Yup. We went off for a weekend away and each met someone new and had a wonderful time. Here’s the catch: it was still the two of us but we changed our names and pretended we were both at the hotel for a conference, just meeting each other. Over dinner, we asked each other questions about what schools we attended, what we had wanted to be when we grew up, what our upbringing had been like, what our favorite music and movies were – the delicious stuff of getting to know someone for the first time. There was laughter, flirting and gentle probing for insight into each other. We never talked about “relationships” or “significant others.” That would have led us down a potentially rocky road. Plus, we didn’t want to see each other as cheaters. Just unattached people meeting, feeling an attraction and getting to know each other.
The end result? It was fun, even, dare I say, exhilarating. Thomas and I rediscovered each other again (and ourselves again – I had forgotten about some of the dreams I had for my life while I was in college, for instance.) To see ourselves as not being someone’s spouse or parent and instead to be individuals getting back to basics, was a good exercise for us as individuals and as a couple. Sometimes we assume we know all there is to know about our partner just because we share a life (and a bathroom) with them.

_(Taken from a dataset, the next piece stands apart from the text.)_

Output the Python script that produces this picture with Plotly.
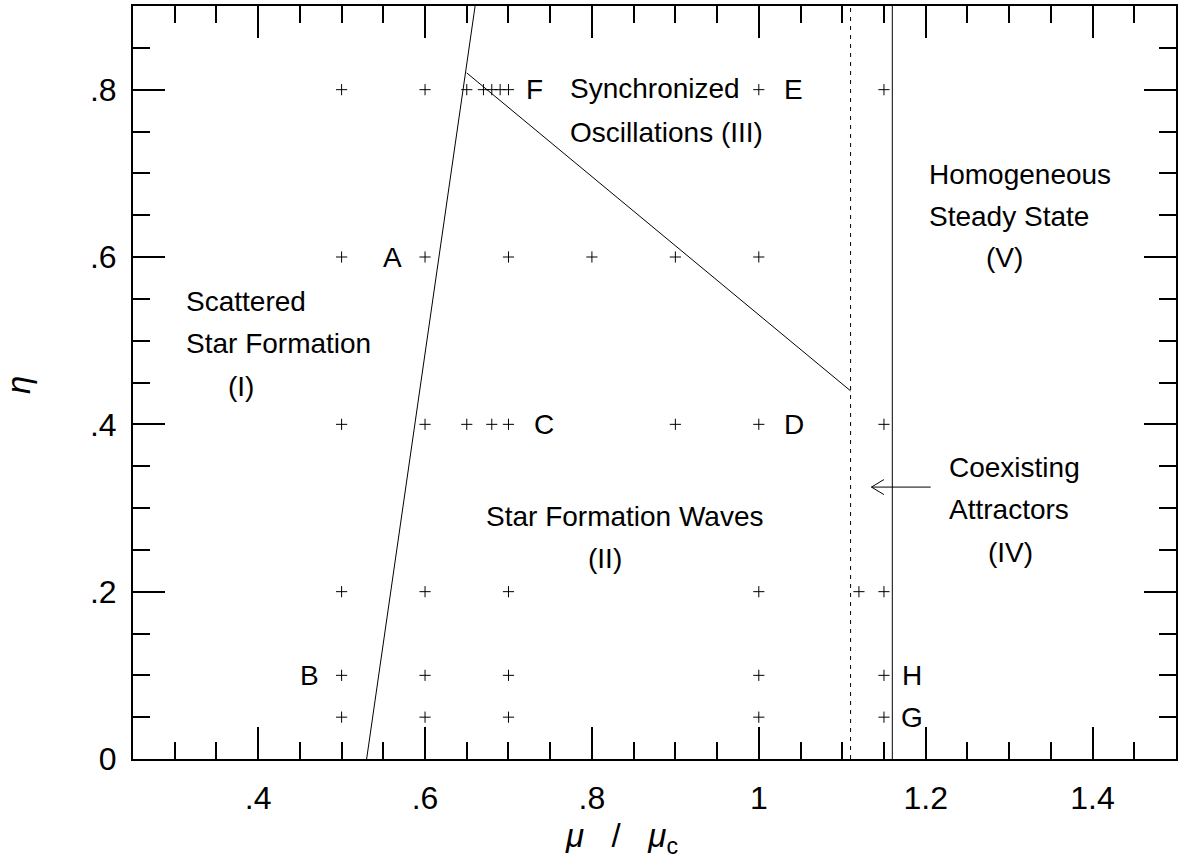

But sometimes, it’s really good to forget all that and return to two strangers, meeting for the first time, getting to know each other and deciding they want to know more.

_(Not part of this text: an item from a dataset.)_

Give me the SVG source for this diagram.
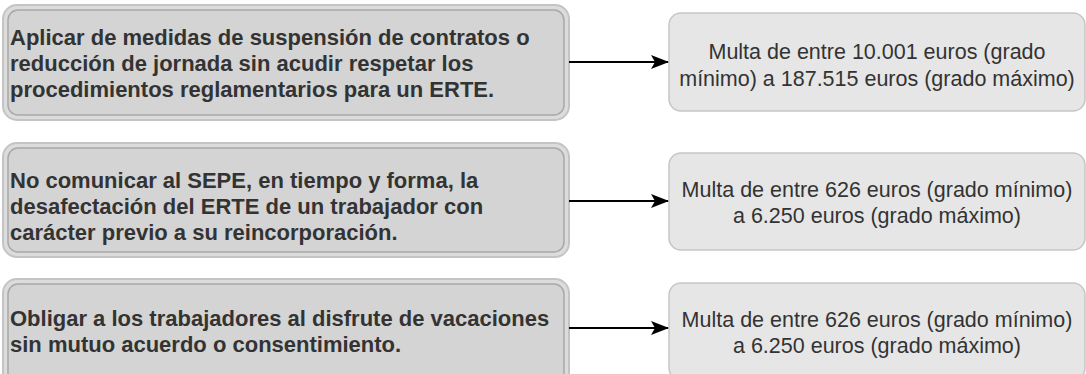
<svg xmlns="http://www.w3.org/2000/svg" width="1086" height="374" viewBox="0 0 1086 374">
<style>
.outer{fill:#dcdcdc;stroke:#c4c4c4;stroke-width:2}
.inner{fill:#d4d4d4;stroke:#a8a8a8;stroke-width:1.5}
.res{fill:#e6e6e6;stroke:#c6c6c6;stroke-width:1.5}
.lt{font-family:"Liberation Sans",Arial,sans-serif;font-weight:bold;font-size:22px;fill:#333}
.rt{font-family:"Liberation Sans",Arial,sans-serif;font-size:21.5px;fill:#333;text-anchor:middle}
.conn{stroke:#000;stroke-width:2;fill:none}
</style>
<defs>
<marker id="ah" markerWidth="18" markerHeight="14" refX="17" refY="7" orient="auto" markerUnits="userSpaceOnUse">
<path d="M0,0 L18,7 L0,14 L4,7 Z" fill="#000"/>
</marker>
</defs>
<g id="n1">
<rect class="outer" x="3" y="5" width="566" height="115" rx="14"/>
<rect class="inner" x="8" y="10" width="556" height="105" rx="10"/>
<text class="lt" x="10"><tspan x="10" y="45">Aplicar de medidas de suspensión de contratos o</tspan><tspan x="10" y="71">reducción de jornada sin acudir respetar los</tspan><tspan x="10" y="97">procedimientos reglamentarios para un ERTE.</tspan></text>
</g>
<g id="n2">
<rect class="outer" x="3" y="143" width="566" height="114" rx="14"/>
<rect class="inner" x="8" y="148" width="556" height="104" rx="10"/>
<text class="lt"><tspan x="10" y="188">No comunicar al SEPE, en tiempo y forma, la</tspan><tspan x="10" y="214">desafectación del ERTE de un trabajador con</tspan><tspan x="10" y="240">carácter previo a su reincorporación.</tspan></text>
</g>
<g id="n3">
<rect class="outer" x="3" y="279" width="566" height="114" rx="14"/>
<rect class="inner" x="8" y="284" width="556" height="104" rx="10"/>
<text class="lt"><tspan x="10" y="326">Obligar a los trabajadores al disfrute de vacaciones</tspan><tspan x="10" y="352">sin mutuo acuerdo o consentimiento.</tspan></text>
</g>
<g id="r1">
<rect class="res" x="669" y="13" width="416" height="98" rx="12"/>
<text class="rt"><tspan x="877" y="59">Multa de entre 10.001 euros (grado</tspan><tspan x="877" y="86">mínimo) a 187.515 euros (grado máximo)</tspan></text>
</g>
<g id="r2">
<rect class="res" x="669" y="153" width="416" height="97" rx="12"/>
<text class="rt"><tspan x="877" y="197">Multa de entre 626 euros (grado mínimo)</tspan><tspan x="877" y="223">a 6.250 euros (grado máximo)</tspan></text>
</g>
<g id="r3">
<rect class="res" x="669" y="283" width="416" height="97" rx="12"/>
<text class="rt"><tspan x="877" y="327">Multa de entre 626 euros (grado mínimo)</tspan><tspan x="877" y="353">a 6.250 euros (grado máximo)</tspan></text>
</g>
<g id="connectors">
<line class="conn" x1="569" y1="62" x2="668" y2="62" marker-end="url(#ah)"/>
<line class="conn" x1="569" y1="201" x2="668" y2="201" marker-end="url(#ah)"/>
<line class="conn" x1="569" y1="328" x2="668" y2="328" marker-end="url(#ah)"/>
</g>
</svg>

Oh, and I can practically hear you asking out there if my dalliance with this handsome stranger continued on past dinner? Well, let’s just say flirting and getting to know each other anew, has its benefits.
Courtney has suggested we do a little “stranger” play-acting before but it just felt too weird and forced. I mean, we’ve known each other for-ever! So I’ve never been game for that game. But on our little getaway, maybe under the influence of being outside of our normal surroundings, and with a hotel room to return to instead of our house (and laundry and dishes, etc.) to “break the spell,” I was open to the idea.
You know what? It was fun. And interesting. And exciting. It wasn’t the idea of cheating (albeit pretend). It was, as Courtney says, the seeing each other and ourselves anew. It was a great exercise in getting outside of our everyday existence and our very solid roles. We’ll plan another “affair” sometime soon, this time, very willingly. And with absolutely no guilt!